Data items:
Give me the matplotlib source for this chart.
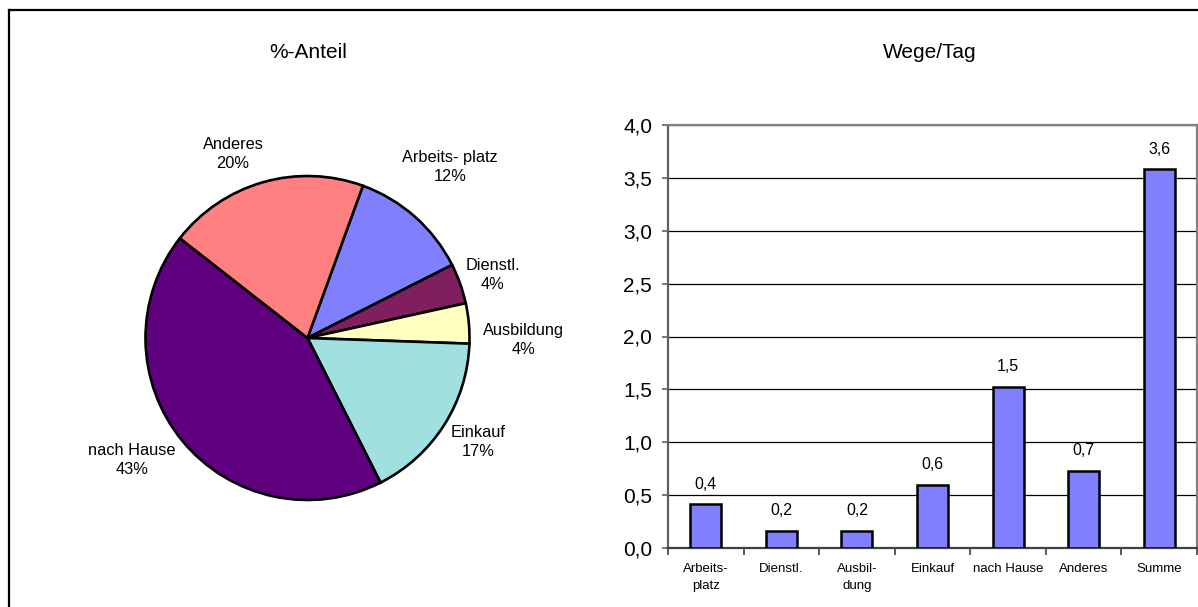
import matplotlib
matplotlib.use("Agg")
import matplotlib.pyplot as plt
from matplotlib.lines import Line2D
from matplotlib.ticker import FuncFormatter, FixedLocator

plt.rcParams["font.family"] = ["Liberation Sans", "DejaVu Sans"]

# --- data ---------------------------------------------------------------
pie_names = ["Arbeits- platz", "Dienstl.", "Ausbildung", "Einkauf", "nach Hause", "Anderes"]
pie_shares = [12, 4, 4, 17, 43, 20]  # percent
pie_colors = ["#8080FF", "#7F1F5F", "#FFFFC0", "#A0E0E0", "#5F007F", "#FF8080"]

bar_categories = ["Arbeits-\nplatz", "Dienstl.", "Ausbil-\ndung", "Einkauf",
                  "nach Hause", "Anderes", "Summe"]
trips_per_day = [0.415, 0.164, 0.164, 0.597, 1.525, 0.73, 3.58]
y_ticks = [0.0, 0.5, 1.0, 1.5, 2.0, 2.5, 3.0, 3.5, 4.0]

# --- figure -------------------------------------------------------------
W, H = 1198, 607
fig = plt.figure(figsize=(W / 100, H / 100), dpi=100)
fig.patch.set_facecolor("white")

# outer frame (left and top edges visible)
fx = 9 / W
fy = 1 - 10 / H
fig.add_artist(Line2D([fx, fx], [0, fy], transform=fig.transFigure, color="black", lw=1.6))
fig.add_artist(Line2D([fx, 1], [fy, fy], transform=fig.transFigure, color="black", lw=1.6))

# titles
fig.text(308 / W, 1 - 52 / H, "%-Anteil", ha="center", va="center", fontsize=15)
fig.text(930 / W, 1 - 52 / H, "Wege/Tag", ha="center", va="center", fontsize=15)

# --- pie ----------------------------------------------------------------
cx, cy, r = 307.5, 338, 162
ax_pie = fig.add_axes([(cx - r) / W, (H - cy - r) / H, 2 * r / W, 2 * r / H])
ax_pie.pie(pie_shares, colors=pie_colors, startangle=70, counterclock=False,
           wedgeprops=dict(edgecolor="black", linewidth=1.9))
ax_pie.set_xlim(-1, 1)
ax_pie.set_ylim(-1, 1)
ax_pie.set_aspect("equal")
ax_pie.axis("off")

label_xy = [(0.88, 1.056), (1.145, 0.389), (1.336, -0.012),
            (1.052, -0.642), (-1.083, -0.753), (-0.46, 1.136)]
for name, share, (lx, ly) in zip(pie_names, pie_shares, label_xy):
    ax_pie.text(lx, ly, f"{name}\n{share:.0f}%", ha="center", va="center",
                fontsize=11.8, linespacing=1.35, clip_on=False)

# --- bars ---------------------------------------------------------------
left, right, top, bottom = 668, 1197, 125, 548
ax = fig.add_axes([left / W, (H - bottom) / H, (right - left) / W, (bottom - top) / H])
x = list(range(len(bar_categories)))
ax.bar(x, trips_per_day, width=0.41, color="#8080FF", edgecolor="black",
       linewidth=1.8, zorder=3)
ax.set_xlim(-0.5, len(bar_categories) - 0.5)
ax.set_ylim(0, 4)

for xi, v in zip(x, trips_per_day):
    ax.annotate(f"{v:.1f}".replace(".", ","), (xi, v), xytext=(0, 9),
                textcoords="offset points", ha="center", va="bottom", fontsize=11.5)

ax.yaxis.set_major_locator(FixedLocator(y_ticks))
ax.yaxis.set_major_formatter(FuncFormatter(lambda v, p: f"{v:.1f}".replace(".", ",")))
ax.grid(axis="y", color="black", linewidth=0.9, zorder=0)
ax.tick_params(axis="y", labelsize=15, length=4.5, width=1.2, pad=7, color="#606060")

ax.set_xticks(x)
ax.set_xticklabels(bar_categories, fontsize=9.5, linespacing=1.55)
ax.set_xticks([i + 0.5 for i in range(-1, len(bar_categories))], minor=True)
ax.tick_params(axis="x", which="major", length=0, pad=11)
ax.tick_params(axis="x", which="minor", length=5, width=1.2, color="#404040", direction="out")

for side in ("top", "right"):
    ax.spines[side].set_color("#808080")
    ax.spines[side].set_linewidth(1.6)
ax.spines["left"].set_color("#606060")
ax.spines["left"].set_linewidth(1.6)
ax.spines["bottom"].set_color("#404040")
ax.spines["bottom"].set_linewidth(1.6)
ax.set_axisbelow(True)

fig.savefig("out.png", dpi=100, facecolor="white")
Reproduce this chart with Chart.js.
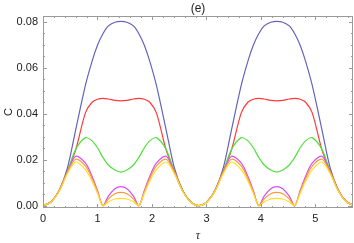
<!DOCTYPE html>
<html>
<head>
<meta charset="utf-8">
<script src="https://cdn.jsdelivr.net/npm/chart.js@4"></script>
<style>
html, body { margin: 0; padding: 0; background: #fff; }
</style>
</head>
<body>
<canvas id="chart" width="354" height="243"></canvas>
<script>
/* ================= DATA ================= */
const tau = [
    0, 0.15, 0.3, 0.45, 0.6, 0.78, 0.9, 1.0, 1.1, 1.2, 1.32, 1.43,
    1.54, 1.66, 1.76, 1.86, 1.96, 2.08, 2.26, 2.41, 2.56, 2.71, 2.86,
    3.01, 3.16, 3.31, 3.46, 3.64, 3.76, 3.86, 3.96, 4.06, 4.18, 4.29,
    4.40, 4.52, 4.62, 4.72, 4.82, 4.94, 5.12, 5.27, 5.42, 5.57, 5.72
];

const blue = [
    0, 0.0017, 0.0068, 0.0165, 0.033, 0.0525, 0.0628, 0.0698, 0.0748, 0.0782, 0.0798, 0.0802,
    0.0798, 0.0782, 0.0748, 0.0698, 0.0628, 0.0525, 0.033, 0.0165, 0.0068, 0.0017, 0,
    0.0017, 0.0068, 0.0165, 0.033, 0.0525, 0.0628, 0.0698, 0.0748, 0.0782, 0.0798, 0.0802,
    0.0798, 0.0782, 0.0748, 0.0698, 0.0628, 0.0525, 0.033, 0.0165, 0.0068, 0.0017, 0
];

const red = [
    0, 0.0017, 0.0067, 0.015, 0.0243, 0.0405, 0.0450, 0.0463, 0.0467, 0.0464, 0.0458, 0.0456,
    0.0458, 0.0464, 0.0467, 0.0463, 0.0450, 0.0405, 0.0243, 0.015, 0.0067, 0.0017, 0,
    0.0017, 0.0067, 0.015, 0.0243, 0.0405, 0.0450, 0.0463, 0.0467, 0.0464, 0.0458, 0.0456,
    0.0458, 0.0464, 0.0467, 0.0463, 0.0450, 0.0405, 0.0243, 0.015, 0.0067, 0.0017, 0
];

const green = [
    0, 0.0017, 0.0067, 0.015, 0.0245, 0.0296, 0.0282, 0.0252, 0.021, 0.0177, 0.0155, 0.0146,
    0.0155, 0.0177, 0.021, 0.0252, 0.0282, 0.0296, 0.0245, 0.015, 0.0067, 0.0017, 0,
    0.0017, 0.0067, 0.015, 0.0245, 0.0296, 0.0282, 0.0252, 0.021, 0.0177, 0.0155, 0.0146,
    0.0155, 0.0177, 0.021, 0.0252, 0.0282, 0.0296, 0.0245, 0.015, 0.0067, 0.0017, 0
];

const magenta = [
    0, 0.0017, 0.0066, 0.0148, 0.0215, 0.0185, 0.0128, 0.0066, 0, 0.0042, 0.0074, 0.0083,
    0.0074, 0.0042, 0, 0.0066, 0.0128, 0.0185, 0.0215, 0.0148, 0.0066, 0.0017, 0,
    0.0017, 0.0066, 0.0148, 0.0215, 0.0185, 0.0128, 0.0066, 0, 0.0042, 0.0074, 0.0083,
    0.0074, 0.0042, 0, 0.0066, 0.0128, 0.0185, 0.0215, 0.0148, 0.0066, 0.0017, 0
];

const orange = [
    0, 0.0017, 0.0066, 0.0146, 0.0202, 0.0172, 0.0118, 0.006, 0, 0.003, 0.0052, 0.0058,
    0.0052, 0.003, 0, 0.006, 0.0118, 0.0172, 0.0202, 0.0146, 0.0066, 0.0017, 0,
    0.0017, 0.0066, 0.0146, 0.0202, 0.0172, 0.0118, 0.006, 0, 0.003, 0.0052, 0.0058,
    0.0052, 0.003, 0, 0.006, 0.0118, 0.0172, 0.0202, 0.0146, 0.0066, 0.0017, 0
];

const yellow = [
    0, 0.0016, 0.0064, 0.014, 0.019, 0.0156, 0.0107, 0.0054, 0, 0.0017, 0.0029, 0.0032,
    0.0029, 0.0017, 0, 0.0054, 0.0107, 0.0156, 0.019, 0.014, 0.0064, 0.0016, 0,
    0.0016, 0.0064, 0.014, 0.019, 0.0156, 0.0107, 0.0054, 0, 0.0017, 0.0029, 0.0032,
    0.0029, 0.0017, 0, 0.0054, 0.0107, 0.0156, 0.019, 0.014, 0.0064, 0.0016, 0
];

const xTicks = [0, 1, 2, 3, 4, 5];
const yTicks = [0, 0.02, 0.04, 0.06, 0.08];

/* ================= DATASETS ================= */
const series = [
    { data: blue, color: "#6464ba" },
    { data: red, color: "#ff3a3a" },
    { data: green, color: "#52e03e" },
    { data: magenta, color: "#d54cf5" },
    { data: orange, color: "#ff9a3a" },
    { data: yellow, color: "#ffde22" }
];

// last series should sit on top, chart.js paints index 0 last
const datasets = series.map((s, i) => ({
    data: tau.map((t, k) => ({ x: t, y: s.data[k] })),
    borderColor: s.color,
    borderWidth: 1.2,
    pointRadius: 0,
    fill: false,
    tension: 0.3,
    order: series.length - i
}));

/* ================= FRAME + INWARD TICKS ================= */
const frameTicks = {
    id: "frameTicks",
    afterDatasetsDraw(chart) {
        const { ctx, chartArea: a, scales: { x, y } } = chart;
        ctx.save();
        ctx.strokeStyle = "#9a9a9a";
        ctx.lineWidth = 1;
        ctx.beginPath();

        for (let i = 0; i <= 28; i++) {
            const px = Math.round(x.getPixelForValue(i * 0.2)) + 0.5;
            if (px > a.right) break;
            const len = i % 5 === 0 ? 4 : 2;
            ctx.moveTo(px, a.bottom); ctx.lineTo(px, a.bottom - len);
            ctx.moveTo(px, a.top); ctx.lineTo(px, a.top + len);
        }

        for (let i = 0; i <= 16; i++) {
            const py = Math.round(y.getPixelForValue(i * 0.005)) + 0.5;
            if (py < a.top) break;
            const len = i % 4 === 0 ? 4 : 2;
            ctx.moveTo(a.left, py); ctx.lineTo(a.left + len, py);
            ctx.moveTo(a.right, py); ctx.lineTo(a.right - len, py);
        }
        ctx.stroke();

        ctx.strokeRect(a.left + 0.5, a.top + 0.5, a.right - a.left - 1, a.bottom - a.top - 1);
        ctx.restore();
    }
};

/* ================= CHART ================= */
const labelFont = { family: "'Liberation Sans', Arial, sans-serif", size: 11 };

new Chart(document.getElementById("chart"), {
    type: "line",
    data: { datasets: datasets },
    options: {
        responsive: false,
        animation: false,
        devicePixelRatio: 1,
        layout: { padding: { top: 0, right: 1, bottom: 0, left: 0 } },
        plugins: {
            legend: { display: false },
            tooltip: { enabled: false },
            title: {
                display: true,
                text: "(e)",
                fullSize: false,
                color: "#222",
                font: { family: "'Liberation Sans', Arial, sans-serif", size: 12, weight: "normal", lineHeight: 1.2 },
                padding: { top: 1, bottom: 0.6 }
            }
        },
        scales: {
            x: {
                type: "linear",
                min: 0,
                max: 5.69,
                afterBuildTicks: s => { s.ticks = xTicks.map(v => ({ value: v })); },
                afterFit: s => { s.height = 35; },
                grid: { display: false, drawTicks: false },
                border: { display: false },
                ticks: {
                    color: "#222",
                    font: labelFont,
                    padding: 4,
                    maxRotation: 0,
                    autoSkip: false,
                    callback: v => String(v)
                },
                title: {
                    display: true,
                    text: "τ",
                    color: "#222",
                    font: { family: "'Liberation Serif', serif", size: 12, style: "italic" },
                    padding: { top: 0, bottom: 0 }
                }
            },
            y: {
                min: -0.001,
                max: 0.0825,
                afterBuildTicks: s => { s.ticks = yTicks.map(v => ({ value: v })); },
                afterFit: s => { s.width = 43; },
                grid: { display: false, drawTicks: false },
                border: { display: false },
                ticks: {
                    color: "#222",
                    font: labelFont,
                    padding: 5,
                    callback: v => v.toFixed(2)
                },
                title: {
                    display: true,
                    text: "C",
                    color: "#222",
                    font: labelFont,
                    padding: { top: 2, bottom: 0 }
                }
            }
        }
    },
    plugins: [frameTicks]
});
</script>
</body>
</html>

# Exercise directions
Which lines hold the string "this"? Copy all of them from the data above.

# Exercise output
Give me the matplotlib source for this chart.
Reproduce this chart with Chart.js.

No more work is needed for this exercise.